権限の濫用やログ管理不足はシステム全体の安全性を脅かす要因となり、長期的な運用に深刻な影響を与えます。

ここでは代表的な注意点を整理して解説します。

権限濫用によるリスク

sudoやsuを使えば簡単に管理者権限を扱えるため、利用方法を誤ると重大なトラブルに直結します。

例えばroot権限のまま誤ってシステムファイルを削除してしまえば、復旧不能な障害を引き起こす可能性があります。

またsuを常用すると、誰がどの操作を行ったのか把握しにくくなり、責任の所在が曖昧になる危険性があります。

これを避けるために「必要なときだけ権限を昇格させる」「sudoersで実行コマンドを制限する」といったルールを徹底することが求められます。

これにより「誤操作を防ぎ、権限を持つ人を限定できる」と言ったメリットがあります。

ログ管理と監査の重要性

sudoの実行履歴は /var/log/secure などのログに記録され、誰がどのコマンドをいつ実行したかを追跡できます。
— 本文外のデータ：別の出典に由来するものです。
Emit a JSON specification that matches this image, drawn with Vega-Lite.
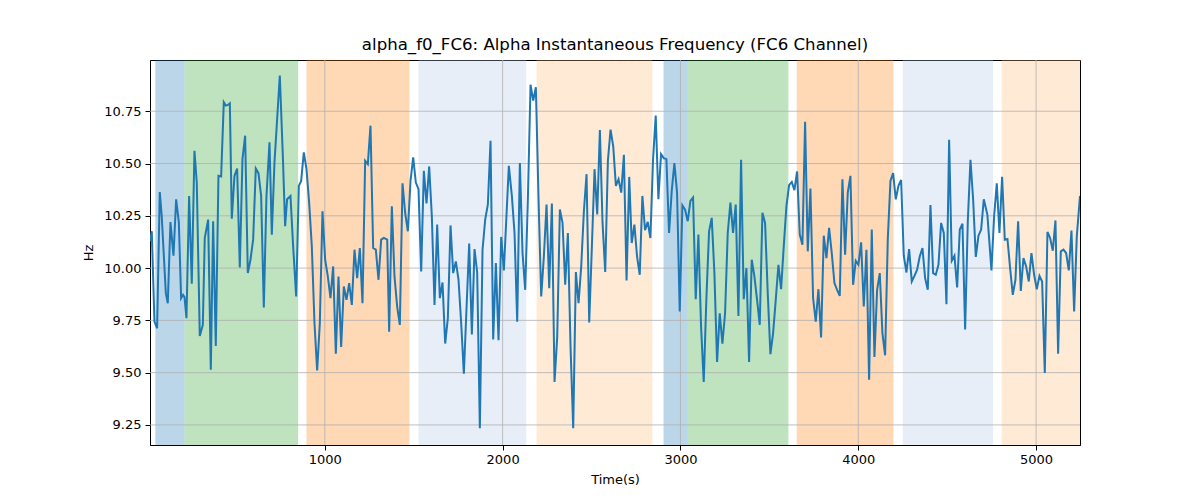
{
  "$schema": "https://vega.github.io/schema/vega-lite/v6.json",
  "width": 930,
  "height": 385,
  "autosize": {"type": "none"},
  "padding": {"left": 150, "top": 60, "right": 120, "bottom": 55},
  "background": "white",
  "title": {"text": "alpha_f0_FC6: Alpha Instantaneous Frequency (FC6 Channel)", "font": "DejaVu Sans", "fontSize": 16.6, "fontWeight": "normal", "color": "black", "anchor": "middle", "offset": 6},
  "config": {
    "view": {"stroke": "black", "strokeWidth": 1},
    "axis": {"labelFont": "DejaVu Sans", "labelFontSize": 13, "labelColor": "black", "titleFont": "DejaVu Sans", "titleFontSize": 13, "titleFontWeight": "normal", "titleColor": "black", "tickColor": "black", "tickSize": 5, "domainColor": "black", "grid": false}
  },
  "datasets": {
    "series": [
      {"t":17,"v":10.128},{"t":27,"v":10.176},{"t":42,"v":9.744},{"t":57,"v":9.712},{"t":72,"v":10.364},{"t":83,"v":10.248},{"t":106,"v":9.880},{"t":117,"v":9.832},{"t":132,"v":10.220},{"t":149,"v":10.059},{"t":164,"v":10.329},{"t":179,"v":10.220},{"t":192,"v":9.856},{"t":203,"v":9.872},{"t":211,"v":9.861},{"t":222,"v":9.760},{"t":237,"v":10.345},{"t":252,"v":9.925},{"t":267,"v":10.561},{"t":280,"v":10.409},{"t":297,"v":9.675},{"t":314,"v":9.728},{"t":325,"v":10.144},{"t":344,"v":10.232},{"t":359,"v":9.514},{"t":372,"v":10.224},{"t":387,"v":9.627},{"t":402,"v":10.441},{"t":417,"v":10.438},{"t":432,"v":10.793},{"t":443,"v":10.777},{"t":455,"v":10.780},{"t":466,"v":10.788},{"t":477,"v":10.236},{"t":492,"v":10.441},{"t":507,"v":10.476},{"t":522,"v":10.003},{"t":537,"v":10.521},{"t":552,"v":10.633},{"t":567,"v":9.976},{"t":582,"v":10.040},{"t":597,"v":10.136},{"t":612,"v":10.476},{"t":627,"v":10.454},{"t":642,"v":10.345},{"t":657,"v":9.812},{"t":672,"v":10.345},{"t":689,"v":10.601},
      {"t":702,"v":10.160},{"t":717,"v":10.505},{"t":732,"v":10.713},{"t":747,"v":10.921},{"t":764,"v":10.537},{"t":777,"v":10.200},{"t":788,"v":10.329},{"t":807,"v":10.345},{"t":822,"v":10.104},{"t":839,"v":9.864},{"t":854,"v":10.393},{"t":867,"v":10.417},{"t":882,"v":10.553},{"t":897,"v":10.473},{"t":912,"v":10.313},{"t":927,"v":10.104},{"t":942,"v":9.736},{"t":957,"v":9.511},{"t":972,"v":9.736},{"t":987,"v":10.272},{"t":1002,"v":10.040},{"t":1017,"v":9.960},{"t":1032,"v":9.856},{"t":1047,"v":10.008},{"t":1062,"v":9.591},{"t":1077,"v":9.960},{"t":1092,"v":9.623},{"t":1107,"v":9.912},{"t":1122,"v":9.848},{"t":1137,"v":9.928},{"t":1152,"v":9.824},{"t":1167,"v":10.088},{"t":1182,"v":9.952},{"t":1197,"v":10.096},{"t":1212,"v":9.832},{"t":1227,"v":10.513},{"t":1242,"v":10.497},{"t":1257,"v":10.681},{"t":1272,"v":10.096},{"t":1287,"v":10.088},{"t":1302,"v":9.944},{"t":1317,"v":10.136},{"t":1332,"v":10.144},
      {"t":1351,"v":10.136},{"t":1362,"v":9.696},{"t":1377,"v":10.296},{"t":1392,"v":9.960},{"t":1407,"v":9.816},{"t":1422,"v":9.728},{"t":1437,"v":10.405},{"t":1452,"v":10.264},{"t":1467,"v":10.176},{"t":1482,"v":10.417},{"t":1497,"v":10.529},{"t":1512,"v":10.409},{"t":1527,"v":10.377},{"t":1542,"v":9.984},{"t":1557,"v":10.465},{"t":1572,"v":10.309},{"t":1587,"v":10.486},{"t":1602,"v":10.248},{"t":1617,"v":9.824},{"t":1632,"v":10.208},{"t":1647,"v":9.856},{"t":1662,"v":9.931},{"t":1677,"v":9.639},{"t":1692,"v":9.760},{"t":1707,"v":10.204},{"t":1722,"v":9.976},{"t":1737,"v":10.032},{"t":1752,"v":9.944},{"t":1767,"v":9.736},{"t":1782,"v":9.495},{"t":1797,"v":9.808},{"t":1812,"v":10.117},{"t":1827,"v":9.683},{"t":1842,"v":10.091},{"t":1857,"v":9.979},{"t":1872,"v":9.234},{"t":1887,"v":10.088},{"t":1902,"v":10.232},{"t":1917,"v":10.304},{"t":1932,"v":10.609},{"t":1947,"v":9.659},{"t":1962,"v":10.024},{"t":1977,"v":9.655},{"t":1992,"v":10.149},{"t":2007,"v":9.989},
      {"t":2035,"v":10.489},{"t":2052,"v":10.345},{"t":2067,"v":10.168},{"t":2082,"v":9.744},{"t":2097,"v":10.502},{"t":2112,"v":10.072},{"t":2127,"v":9.896},{"t":2142,"v":10.329},{"t":2157,"v":10.877},{"t":2172,"v":10.801},{"t":2187,"v":10.865},{"t":2202,"v":10.329},{"t":2217,"v":9.864},{"t":2232,"v":10.056},{"t":2247,"v":10.304},{"t":2262,"v":9.904},{"t":2277,"v":10.309},{"t":2292,"v":9.455},{"t":2307,"v":9.671},{"t":2322,"v":10.280},{"t":2337,"v":10.216},{"t":2352,"v":9.920},{"t":2367,"v":10.168},{"t":2382,"v":9.623},{"t":2397,"v":9.234},{"t":2412,"v":9.981},{"t":2427,"v":9.832},{"t":2442,"v":10.008},{"t":2457,"v":10.272},{"t":2472,"v":10.449},{"t":2487,"v":9.740},{"t":2502,"v":10.104},{"t":2517,"v":10.473},{"t":2532,"v":10.256},{"t":2547,"v":10.660},{"t":2562,"v":10.216},{"t":2577,"v":9.981},{"t":2592,"v":10.513},{"t":2607,"v":10.662},{"t":2622,"v":10.582},{"t":2637,"v":10.393},{"t":2652,"v":10.425},{"t":2667,"v":10.361},{"t":2682,"v":10.542},{"t":2697,"v":9.941},{"t":2712,"v":10.436},
      {"t":2726,"v":10.120},{"t":2741,"v":10.208},{"t":2756,"v":10.056},{"t":2771,"v":9.968},{"t":2786,"v":10.345},{"t":2801,"v":10.181},{"t":2816,"v":10.221},{"t":2831,"v":10.144},{"t":2846,"v":10.521},{"t":2861,"v":10.729},{"t":2876,"v":10.329},{"t":2891,"v":10.545},{"t":2906,"v":10.526},{"t":2921,"v":10.521},{"t":2936,"v":10.168},{"t":2951,"v":10.369},{"t":2966,"v":10.502},{"t":2981,"v":10.361},{"t":2996,"v":9.792},{"t":3011,"v":10.300},{"t":3026,"v":10.280},{"t":3041,"v":10.224},{"t":3056,"v":10.321},{"t":3071,"v":10.337},{"t":3086,"v":9.851},{"t":3101,"v":10.160},{"t":3116,"v":9.720},{"t":3131,"v":9.455},{"t":3146,"v":9.856},{"t":3161,"v":10.176},{"t":3176,"v":10.240},{"t":3191,"v":9.976},{"t":3206,"v":9.551},{"t":3221,"v":9.784},{"t":3236,"v":9.639},{"t":3251,"v":9.784},{"t":3266,"v":10.168},{"t":3281,"v":10.313},{"t":3296,"v":10.168},{"t":3311,"v":10.304},{"t":3326,"v":9.771},{"t":3341,"v":10.518},{"t":3356,"v":9.851},{"t":3371,"v":10.000},{"t":3386,"v":9.551},
      {"t":3401,"v":10.040},{"t":3416,"v":9.960},{"t":3431,"v":9.848},{"t":3446,"v":9.728},{"t":3461,"v":10.264},{"t":3476,"v":10.216},{"t":3491,"v":9.880},{"t":3506,"v":9.588},{"t":3521,"v":9.688},{"t":3536,"v":9.848},{"t":3551,"v":10.016},{"t":3566,"v":9.899},{"t":3581,"v":10.104},{"t":3596,"v":10.296},{"t":3611,"v":10.397},{"t":3626,"v":10.412},{"t":3641,"v":10.373},{"t":3656,"v":10.462},{"t":3671,"v":10.160},{"t":3686,"v":10.112},{"t":3701,"v":10.700},{"t":3716,"v":10.080},{"t":3731,"v":10.380},{"t":3746,"v":9.856},{"t":3761,"v":9.744},{"t":3776,"v":9.899},{"t":3791,"v":9.668},{"t":3806,"v":10.155},{"t":3821,"v":10.048},{"t":3836,"v":10.192},{"t":3851,"v":10.072},{"t":3866,"v":9.928},{"t":3881,"v":9.896},{"t":3896,"v":9.867},{"t":3911,"v":10.425},{"t":3926,"v":10.064},{"t":3941,"v":10.361},{"t":3956,"v":10.441},{"t":3971,"v":9.920},{"t":3986,"v":10.035},{"t":4001,"v":10.016},{"t":4016,"v":10.123},{"t":4031,"v":9.816},{"t":4046,"v":10.088},{"t":4061,"v":9.466},
      {"t":4076,"v":10.184},{"t":4091,"v":9.575},{"t":4106,"v":9.896},{"t":4121,"v":9.976},{"t":4136,"v":9.688},{"t":4151,"v":9.583},{"t":4166,"v":10.136},{"t":4181,"v":10.417},{"t":4196,"v":10.454},{"t":4211,"v":10.329},{"t":4226,"v":10.393},{"t":4241,"v":10.421},{"t":4256,"v":10.059},{"t":4271,"v":9.979},{"t":4286,"v":10.091},{"t":4301,"v":9.936},{"t":4316,"v":9.963},{"t":4331,"v":9.992},{"t":4346,"v":10.056},{"t":4361,"v":10.096},{"t":4376,"v":9.952},{"t":4391,"v":9.896},{"t":4406,"v":10.301},{"t":4421,"v":9.976},{"t":4436,"v":9.968},{"t":4451,"v":10.016},{"t":4466,"v":10.216},{"t":4481,"v":10.168},{"t":4496,"v":9.827},{"t":4511,"v":10.614},{"t":4526,"v":10.035},{"t":4541,"v":10.059},{"t":4556,"v":9.907},{"t":4571,"v":10.184},{"t":4586,"v":10.212},{"t":4601,"v":9.707},{"t":4616,"v":10.224},{"t":4631,"v":10.518},{"t":4646,"v":10.329},{"t":4661,"v":10.053},{"t":4676,"v":10.155},{"t":4691,"v":10.184},{"t":4706,"v":10.329},
      {"t":4726,"v":10.256},{"t":4749,"v":9.989},{"t":4764,"v":10.248},{"t":4779,"v":10.405},{"t":4794,"v":10.168},{"t":4809,"v":10.437},{"t":4824,"v":10.136},{"t":4839,"v":10.139},{"t":4854,"v":10.000},{"t":4869,"v":9.872},{"t":4884,"v":9.944},{"t":4899,"v":10.224},{"t":4914,"v":9.891},{"t":4929,"v":10.048},{"t":4944,"v":10.008},{"t":4959,"v":9.936},{"t":4974,"v":10.072},{"t":4989,"v":9.968},{"t":5004,"v":9.899},{"t":5019,"v":9.963},{"t":5034,"v":9.936},{"t":5049,"v":9.498},{"t":5064,"v":10.173},{"t":5079,"v":10.144},{"t":5094,"v":10.083},{"t":5109,"v":10.228},{"t":5124,"v":9.591},{"t":5139,"v":10.080},{"t":5154,"v":10.088},{"t":5169,"v":10.072},{"t":5184,"v":9.989},{"t":5199,"v":10.179},{"t":5214,"v":9.792},{"t":5229,"v":10.152},{"t":5247,"v":10.345}
    ],
    "regions": [
      {"start":47,"end":211,"kind":"A"},
      {"start":211,"end":850,"kind":"B"},
      {"start":897,"end":1476,"kind":"C"},
      {"start":1527,"end":2133,"kind":"D"},
      {"start":2191,"end":2842,"kind":"E"},
      {"start":2905,"end":3040,"kind":"A"},
      {"start":3040,"end":3607,"kind":"B"},
      {"start":3654,"end":4198,"kind":"C"},
      {"start":4250,"end":4758,"kind":"D"},
      {"start":4807,"end":5247,"kind":"E"}
    ],
    "xgrid": [{"g":1000},{"g":2000},{"g":3000},{"g":4000},{"g":5000}],
    "ygrid": [{"g":9.25},{"g":9.5},{"g":9.75},{"g":10.0},{"g":10.25},{"g":10.5},{"g":10.75}]
  },
  "layer": [
    {
      "data": {"name": "regions"},
      "mark": {"type": "rect", "opacity": 0.3, "clip": true},
      "encoding": {
        "x": {"field": "start", "type": "quantitative", "scale": {"domain": [17, 5247], "nice": false, "zero": false},
              "axis": {"values": [1000, 2000, 3000, 4000, 5000], "format": "d", "title": "Time(s)", "labelPadding": 3, "titlePadding": 7}},
        "x2": {"field": "end"},
        "color": {"field": "kind", "type": "nominal", "scale": {"domain": ["A", "B", "C", "D", "E"], "range": ["#1f77b4", "#2ca02c", "#ff7f0e", "#aec7e8", "#ffbb78"]}, "legend": null}
      }
    },
    {
      "data": {"name": "xgrid"},
      "mark": {"type": "rule", "color": "#b0b0b0", "strokeWidth": 0.8},
      "encoding": {"x": {"field": "g", "type": "quantitative"}}
    },
    {
      "data": {"name": "ygrid"},
      "mark": {"type": "rule", "color": "#b0b0b0", "strokeWidth": 0.8},
      "encoding": {"y": {"field": "g", "type": "quantitative"}}
    },
    {
      "data": {"name": "series"},
      "mark": {"type": "line", "color": "#1f77b4", "strokeWidth": 2, "clip": true},
      "encoding": {
        "x": {"field": "t", "type": "quantitative"},
        "y": {"field": "v", "type": "quantitative", "scale": {"domain": [9.154, 10.995], "nice": false, "zero": false},
              "axis": {"values": [9.25, 9.5, 9.75, 10.0, 10.25, 10.5, 10.75], "format": ".2f", "title": "Hz", "labelPadding": 4, "titlePadding": 8}}
      }
    }
  ]
}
この情報を定期的に確認することで、不正操作や誤操作を早期に発見できます。

$ sudo cat /var/log/secure | grep sudo

【出力例:】

Sep 06 15:12:05 server1 sudo: user1 : TTY=pts/0 ; PWD=/home/user1 ; COMMAND=/bin/systemctl restart httpd

ログを監査に活用すれば「運用の透明性を高められる」「問題発生時に原因を迅速に特定できる」と言ったメリットがあります。

単にsudoを使わせるのではなく、ログを追跡する体制とセットで運用することが重要です。

セキュリティ運用上の落とし穴

便利さに慣れてしまうと、ついルールを逸脱して権限を濫用するケースが出てきます。

例えば「パスワード入力が面倒だからNOPASSWDオプションを設定する」「全ユーザーをwheelグループに追加する」といった運用は一見効率的でも、セキュリティを大きく損ないます。
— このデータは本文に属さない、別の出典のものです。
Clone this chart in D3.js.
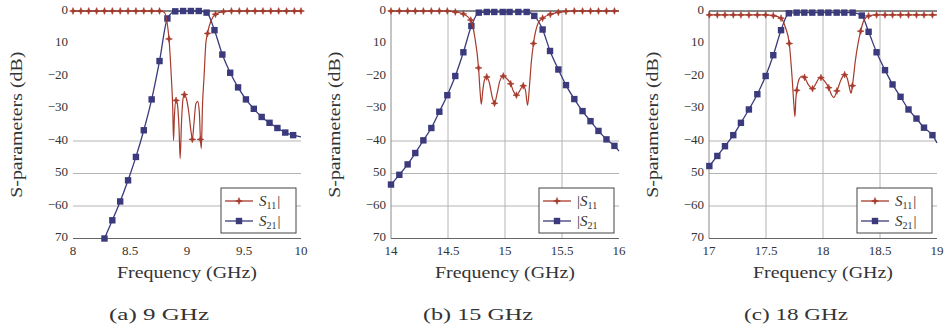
<!DOCTYPE html>
<html>
<head>
<meta charset="utf-8">
<script src="https://cdn.jsdelivr.net/npm/d3@7"></script>
<style>
  body { margin: 0; background: #fff; }
  svg { display: block; }
</style>
</head>
<body>
<svg id="chart" width="947" height="335" font-family="'Liberation Serif', 'DejaVu Serif', serif"></svg>
<script>
// [freq GHz, dB, has marker]
const s11A = [[8.000,0,1],[8.069,0,1],[8.138,0,1],[8.207,0,1],[8.276,0,1],[8.345,0,1],[8.414,0,1],[8.483,0,1],[8.552,0,1],[8.621,0,1],[8.690,0,1],[8.759,0,1],[8.800,-0.4,0],[8.842,-8.6,1],[8.862,-20,0],[8.875,-30,0],[8.882,-39.8,0],[8.890,-32,0],[8.904,-27.5,1],[8.915,-28.5,0],[8.930,-36,0],[8.940,-45.4,0],[8.952,-34,0],[8.965,-27,0],[8.977,-25.7,1],[8.995,-27,0],[9.015,-31,0],[9.035,-37,0],[9.047,-39.5,1],[9.060,-35,0],[9.078,-28.5,0],[9.094,-27.8,0],[9.108,-31,0],[9.118,-39.5,1],[9.126,-42.3,0],[9.135,-30,0],[9.150,-20,0],[9.165,-10,0],[9.180,-6.9,1],[9.210,-3,0],[9.250,-1.0,1],[9.320,-0.2,1],[9.390,0,1],[9.459,0,1],[9.528,0,1],[9.597,0,1],[9.666,0,1],[9.735,0,1],[9.804,0,1],[9.873,0,1],[9.942,0,1],[10.0,0,1]];
const s21A = [[8.276,-70,1],[8.345,-64.4,1],[8.414,-58.6,1],[8.483,-52.1,1],[8.552,-44.9,1],[8.621,-36.7,1],[8.690,-27.2,1],[8.759,-15.4,1],[8.828,-2.3,1],[8.897,-0.1,1],[8.966,0,1],[9.034,0,1],[9.103,0,1],[9.172,-0.5,1],[9.241,-5.9,1],[9.310,-13.4,1],[9.379,-19.0,1],[9.448,-23.5,1],[9.517,-27.2,1],[9.586,-30.1,1],[9.655,-32.6,1],[9.724,-34.4,1],[9.793,-36.0,1],[9.862,-37.4,1],[9.931,-38.2,1],[10.0,-38.7,0]];

const s11B = [[14.000,0,1],[14.073,0,1],[14.146,0,1],[14.213,0,1],[14.284,0,1],[14.354,0,1],[14.424,0,1],[14.494,0,1],[14.564,-0.3,1],[14.635,-0.9,1],[14.700,-2.8,1],[14.735,-8,0],[14.768,-17.5,1],[14.782,-25,0],[14.792,-28.7,0],[14.805,-24.5,0],[14.822,-21,0],[14.840,-20.3,1],[14.862,-22,0],[14.888,-26.5,0],[14.908,-28.4,1],[14.930,-25.5,0],[14.955,-21.5,0],[14.985,-20.0,1],[15.015,-20.8,0],[15.050,-22.4,1],[15.075,-24.8,0],[15.100,-25.9,1],[15.130,-24.5,0],[15.160,-23.0,1],[15.180,-24.5,0],[15.198,-29.0,0],[15.215,-23,0],[15.230,-16,0],[15.250,-10,1],[15.290,-3.8,0],[15.330,-2.2,1],[15.398,-1.0,1],[15.468,-0.4,1],[15.535,-0.1,1],[15.608,0,1],[15.680,0,1],[15.750,0,1],[15.820,0,1],[15.890,0,1],[15.960,0,1],[16.0,0,0]];
const s21B = [[14.000,-53.4,1],[14.073,-50.4,1],[14.146,-47.2,1],[14.213,-43.7,1],[14.284,-39.8,1],[14.354,-36.0,1],[14.424,-31.0,1],[14.494,-25.9,1],[14.564,-20.0,1],[14.635,-12.7,1],[14.705,-4.6,1],[14.770,-0.5,1],[14.840,-0.3,1],[14.906,-0.3,1],[14.980,-0.3,1],[15.040,-0.3,1],[15.117,-0.3,1],[15.190,-0.3,1],[15.257,-1.5,1],[15.330,-5.7,1],[15.395,-12.3,1],[15.468,-18.0,1],[15.535,-22.8,1],[15.608,-27.1,1],[15.680,-30.8,1],[15.750,-33.9,1],[15.820,-36.9,1],[15.890,-39.5,1],[15.960,-41.5,1],[16.0,-43.1,0]];

const s11C = [[17.003,-1.2,1],[17.073,-1.2,1],[17.140,-1.2,1],[17.213,-1.2,1],[17.280,-1.2,1],[17.350,-1.2,1],[17.424,-1.2,1],[17.497,-1.2,1],[17.564,-1.4,1],[17.632,-2.2,1],[17.670,-5,0],[17.704,-10,1],[17.728,-20,0],[17.745,-29,0],[17.754,-32.5,0],[17.762,-27,0],[17.770,-24.4,1],[17.790,-21,0],[17.815,-20.0,0],[17.838,-20.4,1],[17.870,-22.6,0],[17.908,-23.9,1],[17.940,-22.2,0],[17.968,-20.6,0],[17.982,-20.5,1],[18.012,-21.5,0],[18.050,-23.6,1],[18.078,-26,0],[18.095,-26.6,0],[18.122,-24.6,1],[18.160,-21,0],[18.190,-19.6,1],[18.215,-21,0],[18.238,-24.5,0],[18.247,-25.3,0],[18.258,-23.0,1],[18.285,-15,0],[18.330,-6.2,1],[18.360,-2.8,0],[18.400,-1.5,1],[18.470,-1.2,1],[18.544,-1.2,1],[18.610,-1.2,1],[18.680,-1.2,1],[18.750,-1.2,1],[18.820,-1.2,1],[18.886,-1.2,1],[18.960,-1.2,1],[19.0,-1.2,0]];
const s21C = [[17.003,-47.7,1],[17.073,-44.6,1],[17.140,-41.6,1],[17.213,-38.2,1],[17.280,-34.4,1],[17.350,-30.3,1],[17.424,-25.6,1],[17.497,-20.0,1],[17.564,-13.6,1],[17.632,-5.9,1],[17.700,-0.7,1],[17.769,-0.5,1],[17.836,-0.5,1],[17.906,-0.5,1],[17.980,-0.5,1],[18.047,-0.5,1],[18.120,-0.5,1],[18.187,-0.5,1],[18.260,-0.5,1],[18.340,-1.4,1],[18.400,-6.4,1],[18.470,-12.7,1],[18.544,-18.2,1],[18.610,-22.6,1],[18.680,-26.4,1],[18.750,-30.3,1],[18.820,-33.1,1],[18.886,-35.9,1],[18.960,-38.2,1],[19.0,-40.6,0]];

const xTicksA = [8, 8.5, 9, 9.5, 10];
const xTicksB = [14, 14.5, 15, 15.5, 16];
const xTicksC = [17, 17.5, 18, 18.5, 19];
const yTicks = [0, -10, -20, -30, -40, -50, -60, -70];
const yTickLabels = ["0", "10", "\u221220", "\u221230", "\u221240", "50", "\u221260", "70"];
const hGrid = [-40, -50, -60];
const captions = ["(a) 9 GHz", "(b) 15 GHz", "(c) 18 GHz"];
const legendPre = ["", "|", ""];
const legendPost = ["|", "", "|"];

const red = "#a63a2c", blue = "#3a3a7c", ink = "#333";
const svg = d3.select("#chart");

const panels = [
  { s11: s11A, s21: s21A, ticks: xTicksA, left: 73, vgrid: false, capW: 100, capDx: -28 },
  { s11: s11B, s21: s21B, ticks: xTicksB, left: 391, vgrid: true, capW: 110, capDx: -27 },
  { s11: s11C, s21: s21C, ticks: xTicksC, left: 709, vgrid: true, capW: 104, capDx: -27 }
];

const starPath = "M0,-3.4L0.9,-0.9L3.4,0L0.9,0.9L0,3.4L-0.9,0.9L-3.4,0L-0.9,-0.9Z";

function drawMark(g, x, y, kind) {
  if (kind === "s11") {
    g.append("path").attr("d", starPath).attr("transform", `translate(${x},${y})`)
      .attr("fill", red).attr("stroke", red).attr("stroke-width", 0.6);
  } else {
    g.append("rect").attr("x", x - 3.2).attr("y", y - 3.2).attr("width", 6.4).attr("height", 6.4)
      .attr("fill", blue);
  }
}

panels.forEach((p, i) => {
  const w = 228, top = 11, bottom = 238.5;
  const x = d3.scaleLinear().domain([p.ticks[0], p.ticks[4]]).range([p.left, p.left + w]);
  const y = d3.scaleLinear().domain([-70, 0]).range([bottom, top]);
  const g = svg.append("g").attr("fill", ink);

  // grid
  hGrid.forEach(v => g.append("line").attr("x1", p.left).attr("x2", p.left + w)
    .attr("y1", y(v)).attr("y2", y(v)).attr("stroke", "#b4b4b4").attr("stroke-width", 1));
  if (p.vgrid) {
    p.ticks.slice(1, 4).forEach(v => g.append("line").attr("x1", x(v)).attr("x2", x(v))
      .attr("y1", top).attr("y2", bottom).attr("stroke", "#b4b4b4").attr("stroke-width", 1));
    g.append("line").attr("x1", p.left).attr("x2", p.left).attr("y1", top).attr("y2", bottom)
      .attr("stroke", "#8a8a8a").attr("stroke-width", 1);
  }
  g.append("line").attr("x1", p.left).attr("x2", p.left + w).attr("y1", y(0)).attr("y2", y(0))
    .attr("stroke", "#111").attr("stroke-width", 1);
  g.append("line").attr("x1", p.left).attr("x2", p.left + w).attr("y1", bottom).attr("y2", bottom)
    .attr("stroke", "#666").attr("stroke-width", 1);

  // tick labels
  yTicks.forEach((v, k) => g.append("text").attr("x", p.left - 5).attr("y", y(v))
    .attr("text-anchor", "end").attr("dominant-baseline", "middle")
    .attr("font-size", 13).text(yTickLabels[k]));
  p.ticks.forEach(v => g.append("text").attr("x", x(v)).attr("y", 252)
    .attr("text-anchor", "middle").attr("dominant-baseline", "middle")
    .attr("font-size", 13).text(v));

  // curves
  const line = d3.line().x(d => x(d[0])).y(d => y(d[1])).curve(d3.curveMonotoneX);
  g.append("path").datum(p.s21).attr("d", line).attr("fill", "none")
    .attr("stroke", blue).attr("stroke-width", 1.3);
  p.s21.filter(d => d[2]).forEach(d => drawMark(g, x(d[0]), y(d[1]), "s21"));
  g.append("path").datum(p.s11).attr("d", line).attr("fill", "none")
    .attr("stroke", red).attr("stroke-width", 1.2);
  p.s11.filter(d => d[2]).forEach(d => drawMark(g, x(d[0]), y(d[1]), "s11"));

  // legend
  const lx = p.left + w - 80, ly = 188;
  g.append("rect").attr("x", lx).attr("y", ly).attr("width", 75).attr("height", 45)
    .attr("fill", "#fff").attr("stroke", "#444").attr("stroke-width", 1);
  [["s11", red, "11"], ["s21", blue, "21"]].forEach((e, k) => {
    const yy = ly + 13 + k * 20;
    g.append("line").attr("x1", lx + 4).attr("x2", lx + 32).attr("y1", yy).attr("y2", yy)
      .attr("stroke", e[1]).attr("stroke-width", 1.3);
    drawMark(g, lx + 18, yy, e[0]);
    const t = g.append("text").attr("x", lx + 38).attr("y", yy + 5).attr("font-size", 15)
      .attr("fill", ink);
    if (legendPre[i]) t.append("tspan").text(legendPre[i]);
    t.append("tspan").attr("font-style", "italic").text("S");
    t.append("tspan").attr("font-size", 10).attr("dy", 3).text(e[2]);
    if (legendPost[i]) t.append("tspan").attr("dy", -3).attr("dx", 1).attr("font-size", 15).text(legendPost[i]);
  });

  // axis titles
  const cx = p.left + w / 2;
  g.append("text").attr("x", cx).attr("y", 274).attr("text-anchor", "middle")
    .attr("dominant-baseline", "middle").attr("font-size", 16)
    .attr("textLength", 140).attr("lengthAdjust", "spacingAndGlyphs").text("Frequency (GHz)");
  g.append("text").attr("transform", `translate(${p.left - 55},${(top + bottom) / 2}) rotate(-90)`)
    .attr("text-anchor", "middle").attr("dominant-baseline", "middle").attr("font-size", 16)
    .attr("textLength", 146).attr("lengthAdjust", "spacingAndGlyphs").text("S-parameters (dB)");
  g.append("text").attr("x", cx + p.capDx).attr("y", 316).attr("text-anchor", "middle")
    .attr("dominant-baseline", "middle").attr("font-size", 17)
    .attr("textLength", p.capW).attr("lengthAdjust", "spacingAndGlyphs").text(captions[i]);
});
</script>
</body>
</html>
さらにsuを常態化すると、監査のしにくさから不正操作を見逃す危険性も増します。これらの落とし穴を回避するためには、sudoersで最小権限を徹底し、運用ルールを文書化して共有することが欠かせません。

これにより「安全性を維持しつつ効率的に管理作業を進められる」と言ったメリットがあります。

まとめ

sudoとsuはLinuxにおける権限管理の中核を担うコマンドです。sudoは特定のコマンドを一時的に管理者権限で実行できる仕組みを持ち、suはユーザーごと切り替えて作業を進められる仕組みを持っています。両者を正しく使い分けることで、効率性と安全性を両立させることができます。

本記事では、sudoとsuの基本概要、導入手順、基本的な使い方、実践的な活用例、そして利用時の注意点までを整理しました。特にsudoではwheelグループやsudoersファイルの設定が重要であり、最小限の権限委譲やログ監査を行うことで、日常的な運用に安心感を加えることができます。一方suは構築時など短期間の作業で有効に活用できますが、常用すればセキュリティリスクが高まるため、利用ポリシーを徹底することが不可欠です。

適切な権限管理を徹底すれば「誤操作のリスクを減らせる」「運用の透明性を高められる」「必要な権限だけを委譲できる」と言ったメリットがあります。記事を参考に、自身の環境でsudoとsuをどう運用するのかを明確にし、安全で効率的なLinux管理を実現してください。